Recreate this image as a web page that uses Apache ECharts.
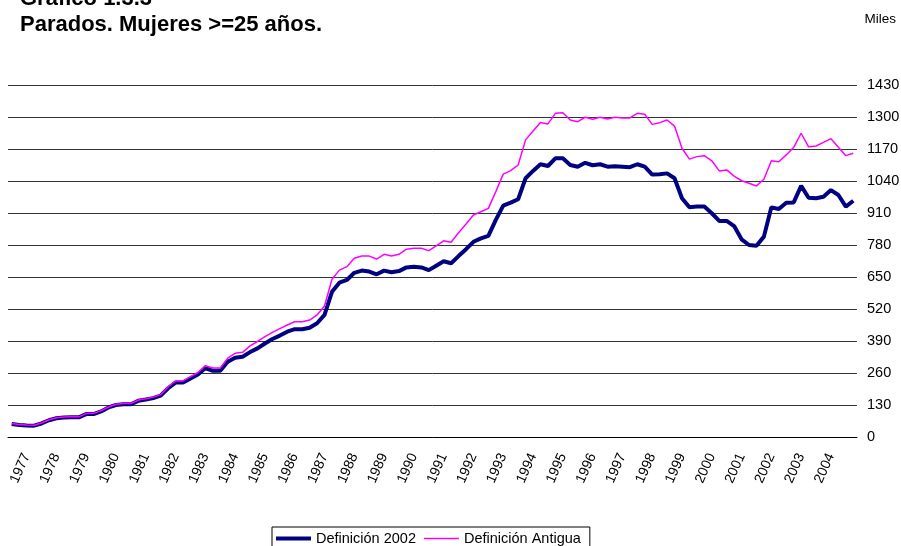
<!DOCTYPE html>
<html>
<head>
<meta charset="utf-8">
<script src="https://cdn.jsdelivr.net/npm/echarts@6/dist/echarts.min.js"></script>
<style>
  html, body { margin: 0; padding: 0; background: #fff; }
  #chart { width: 901px; height: 546px; }
</style>
</head>
<body>
<div id="chart"></div>
<script>
// años mostrados en el eje (datos trimestrales)
const years = [1977, 1978, 1979, 1980, 1981, 1982, 1983, 1984, 1985, 1986, 1987, 1988, 1989, 1990,
  1991, 1992, 1993, 1994, 1995, 1996, 1997, 1998, 1999, 2000, 2001, 2002, 2003, 2004];
const quarters = ["I", "II", "III", "IV"];
const nPoints = 114;

// Definición 2002 (miles)
const def2002 = [
  53, 49, 47, 46, 55, 68, 76, 79, 80, 80, 93, 93, 104, 120, 130, 133, 133, 147, 152, 158,
  168, 198, 221, 221, 238, 254, 280, 269, 269, 306, 322, 326, 345, 360, 380, 398, 412, 428, 438, 438,
  444, 462, 496, 590, 627, 638, 667, 676, 672, 661, 676, 669, 674, 689, 692, 689, 678, 696, 714, 706,
  735, 763, 793, 807, 817, 882, 940, 952, 966, 1051, 1081, 1108, 1101, 1132, 1132, 1105, 1098, 1114, 1104, 1108,
  1098, 1100, 1098, 1096, 1108, 1098, 1066, 1067, 1071, 1051, 970, 933, 936, 936, 909, 878, 878, 857, 803, 780,
  777, 814, 933, 926, 952, 953, 1020, 972, 970, 976, 1003, 983, 936, 960
];

// Definición Antigua (miles)
const defAntigua = [
  55, 51, 49, 48, 57, 70, 78, 81, 82, 82, 95, 96, 107, 122, 133, 136, 136, 150, 155, 162,
  172, 204, 228, 228, 245, 262, 290, 280, 280, 320, 340, 344, 370, 388, 408, 425, 440, 455, 468, 468,
  475, 496, 532, 641, 678, 692, 726, 735, 735, 723, 742, 735, 742, 763, 767, 767, 757, 776, 797, 791,
  830, 865, 902, 915, 929, 997, 1068, 1082, 1105, 1207, 1243, 1278, 1272, 1315, 1317, 1288, 1281, 1299, 1291, 1299,
  1292, 1299, 1296, 1296, 1315, 1311, 1270, 1277, 1288, 1263, 1173, 1129, 1139, 1143, 1122, 1081, 1085, 1060, 1041, 1031,
  1020, 1047, 1122, 1118, 1146, 1177, 1234, 1179, 1182, 1197, 1212, 1177, 1143, 1153
];

// categorías trimestrales a partir de los años
const categories = [];
for (let y = years[0]; categories.length < nPoints; y++) {
  for (let q = 0; q < 4 && categories.length < nPoints; q++) {
    categories.push(y + " " + quarters[q]);
  }
}

const font = "Arial, 'Liberation Sans', sans-serif";
const chart = echarts.init(document.getElementById("chart"));
chart.setOption({
  animation: false,
  textStyle: { fontFamily: font },
  title: [
    {
      text: "Gráfico 1.3.3",
      left: 15,
      top: -17,
      textStyle: { fontSize: 22, fontWeight: "bold", color: "#000", fontFamily: font }
    },
    {
      text: "Parados. Mujeres >=25 años.",
      left: 15,
      top: 9,
      textStyle: { fontSize: 22, fontWeight: "bold", color: "#000", fontFamily: font }
    },
    {
      text: "Miles",
      right: 0,
      top: 7,
      textStyle: { fontSize: 13.5, fontWeight: "normal", color: "#000", fontFamily: font }
    }
  ],
  legend: {
    left: 272,
    top: 527,
    orient: "horizontal",
    borderColor: "#000",
    borderWidth: 1,
    padding: [4, 9, 6, 4],
    itemWidth: 35,
    itemHeight: 12,
    itemGap: 8,
    textStyle: { fontSize: 14.5, color: "#000", fontFamily: font },
    data: [
      { name: "Definición 2002", icon: "path://M0,0M35,12M0,4H35V8H0Z" },
      { name: "Definición Antigua", icon: "path://M0,0M35,12M0,5.2H35V6.8H0Z" }
    ]
  },
  grid: {
    left: 8,
    right: 44,
    top: 85,
    bottom: 109,
    containLabel: false,
    outerBoundsMode: "none"
  },
  xAxis: {
    type: "category",
    boundaryGap: true,
    data: categories,
    axisLine: { lineStyle: { color: "#000", width: 1 } },
    axisTick: {
      interval: (i) => i % 4 === 0,
      length: 5,
      lineStyle: { color: "#000" }
    },
    axisLabel: {
      interval: (i) => i % 4 === 2,
      rotate: 66,
      margin: 17,
      fontSize: 14,
      color: "#000",
      fontFamily: font,
      formatter: (v) => v.slice(0, 4)
    },
    splitLine: { show: false }
  },
  yAxis: {
    type: "value",
    position: "right",
    min: 0,
    max: 1430,
    interval: 130,
    axisLine: { show: false },
    axisTick: { show: false },
    axisLabel: {
      margin: 10,
      fontSize: 14.5,
      color: "#000",
      fontFamily: font,
      formatter: (v) => String(v)
    },
    splitLine: { lineStyle: { color: "#333", width: 1 } }
  },
  series: [
    {
      name: "Definición 2002",
      type: "line",
      data: def2002,
      symbol: "none",
      lineStyle: { color: "#000080", width: 4 },
      itemStyle: { color: "#000080" }
    },
    {
      name: "Definición Antigua",
      type: "line",
      data: defAntigua,
      symbol: "none",
      lineStyle: { color: "#ff00ff", width: 1.5 },
      itemStyle: { color: "#ff00ff" }
    }
  ]
});
</script>
</body>
</html>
....................
Given instruction
Without the pictures, copy the material exactly as given.

Solved problem
Recreate this image as a web page that uses Apache ECharts.
<!DOCTYPE html>
<html>
<head>
<meta charset="utf-8">
<script src="https://cdn.jsdelivr.net/npm/echarts@6/dist/echarts.min.js"></script>
<style>
  html, body { margin: 0; padding: 0; background: #fff; }
  #chart { width: 901px; height: 546px; }
</style>
</head>
<body>
<div id="chart"></div>
<script>
// años mostrados en el eje (datos trimestrales)
const years = [1977, 1978, 1979, 1980, 1981, 1982, 1983, 1984, 1985, 1986, 1987, 1988, 1989, 1990,
  1991, 1992, 1993, 1994, 1995, 1996, 1997, 1998, 1999, 2000, 2001, 2002, 2003, 2004];
const quarters = ["I", "II", "III", "IV"];
const nPoints = 114;

// Definición 2002 (miles)
const def2002 = [
  53, 49, 47, 46, 55, 68, 76, 79, 80, 80, 93, 93, 104, 120, 130, 133, 133, 147, 152, 158,
  168, 198, 221, 221, 238, 254, 280, 269, 269, 306, 322, 326, 345, 360, 380, 398, 412, 428, 438, 438,
  444, 462, 496, 590, 627, 638, 667, 676, 672, 661, 676, 669, 674, 689, 692, 689, 678, 696, 714, 706,
  735, 763, 793, 807, 817, 882, 940, 952, 966, 1051, 1081, 1108, 1101, 1132, 1132, 1105, 1098, 1114, 1104, 1108,
  1098, 1100, 1098, 1096, 1108, 1098, 1066, 1067, 1071, 1051, 970, 933, 936, 936, 909, 878, 878, 857, 803, 780,
  777, 814, 933, 926, 952, 953, 1020, 972, 970, 976, 1003, 983, 936, 960
];

// Definición Antigua (miles)
const defAntigua = [
  55, 51, 49, 48, 57, 70, 78, 81, 82, 82, 95, 96, 107, 122, 133, 136, 136, 150, 155, 162,
  172, 204, 228, 228, 245, 262, 290, 280, 280, 320, 340, 344, 370, 388, 408, 425, 440, 455, 468, 468,
  475, 496, 532, 641, 678, 692, 726, 735, 735, 723, 742, 735, 742, 763, 767, 767, 757, 776, 797, 791,
  830, 865, 902, 915, 929, 997, 1068, 1082, 1105, 1207, 1243, 1278, 1272, 1315, 1317, 1288, 1281, 1299, 1291, 1299,
  1292, 1299, 1296, 1296, 1315, 1311, 1270, 1277, 1288, 1263, 1173, 1129, 1139, 1143, 1122, 1081, 1085, 1060, 1041, 1031,
  1020, 1047, 1122, 1118, 1146, 1177, 1234, 1179, 1182, 1197, 1212, 1177, 1143, 1153
];

// categorías trimestrales a partir de los años
const categories = [];
for (let y = years[0]; categories.length < nPoints; y++) {
  for (let q = 0; q < 4 && categories.length < nPoints; q++) {
    categories.push(y + " " + quarters[q]);
  }
}

const font = "Arial, 'Liberation Sans', sans-serif";
const chart = echarts.init(document.getElementById("chart"));
chart.setOption({
  animation: false,
  textStyle: { fontFamily: font },
  title: [
    {
      text: "Gráfico 1.3.3",
      left: 15,
      top: -17,
      textStyle: { fontSize: 22, fontWeight: "bold", color: "#000", fontFamily: font }
    },
    {
      text: "Parados. Mujeres >=25 años.",
      left: 15,
      top: 9,
      textStyle: { fontSize: 22, fontWeight: "bold", color: "#000", fontFamily: font }
    },
    {
      text: "Miles",
      right: 0,
      top: 7,
      textStyle: { fontSize: 13.5, fontWeight: "normal", color: "#000", fontFamily: font }
    }
  ],
  legend: {
    left: 272,
    top: 527,
    orient: "horizontal",
    borderColor: "#000",
    borderWidth: 1,
    padding: [4, 9, 6, 4],
    itemWidth: 35,
    itemHeight: 12,
    itemGap: 8,
    textStyle: { fontSize: 14.5, color: "#000", fontFamily: font },
    data: [
      { name: "Definición 2002", icon: "path://M0,0M35,12M0,4H35V8H0Z" },
      { name: "Definición Antigua", icon: "path://M0,0M35,12M0,5.2H35V6.8H0Z" }
    ]
  },
  grid: {
    left: 8,
    right: 44,
    top: 85,
    bottom: 109,
    containLabel: false,
    outerBoundsMode: "none"
  },
  xAxis: {
    type: "category",
    boundaryGap: true,
    data: categories,
    axisLine: { lineStyle: { color: "#000", width: 1 } },
    axisTick: {
      interval: (i) => i % 4 === 0,
      length: 5,
      lineStyle: { color: "#000" }
    },
    axisLabel: {
      interval: (i) => i % 4 === 2,
      rotate: 66,
      margin: 17,
      fontSize: 14,
      color: "#000",
      fontFamily: font,
      formatter: (v) => v.slice(0, 4)
    },
    splitLine: { show: false }
  },
  yAxis: {
    type: "value",
    position: "right",
    min: 0,
    max: 1430,
    interval: 130,
    axisLine: { show: false },
    axisTick: { show: false },
    axisLabel: {
      margin: 10,
      fontSize: 14.5,
      color: "#000",
      fontFamily: font,
      formatter: (v) => String(v)
    },
    splitLine: { lineStyle: { color: "#333", width: 1 } }
  },
  series: [
    {
      name: "Definición 2002",
      type: "line",
      data: def2002,
      symbol: "none",
      lineStyle: { color: "#000080", width: 4 },
      itemStyle: { color: "#000080" }
    },
    {
      name: "Definición Antigua",
      type: "line",
      data: defAntigua,
      symbol: "none",
      lineStyle: { color: "#ff00ff", width: 1.5 },
      itemStyle: { color: "#ff00ff" }
    }
  ]
});
</script>
</body>
</html>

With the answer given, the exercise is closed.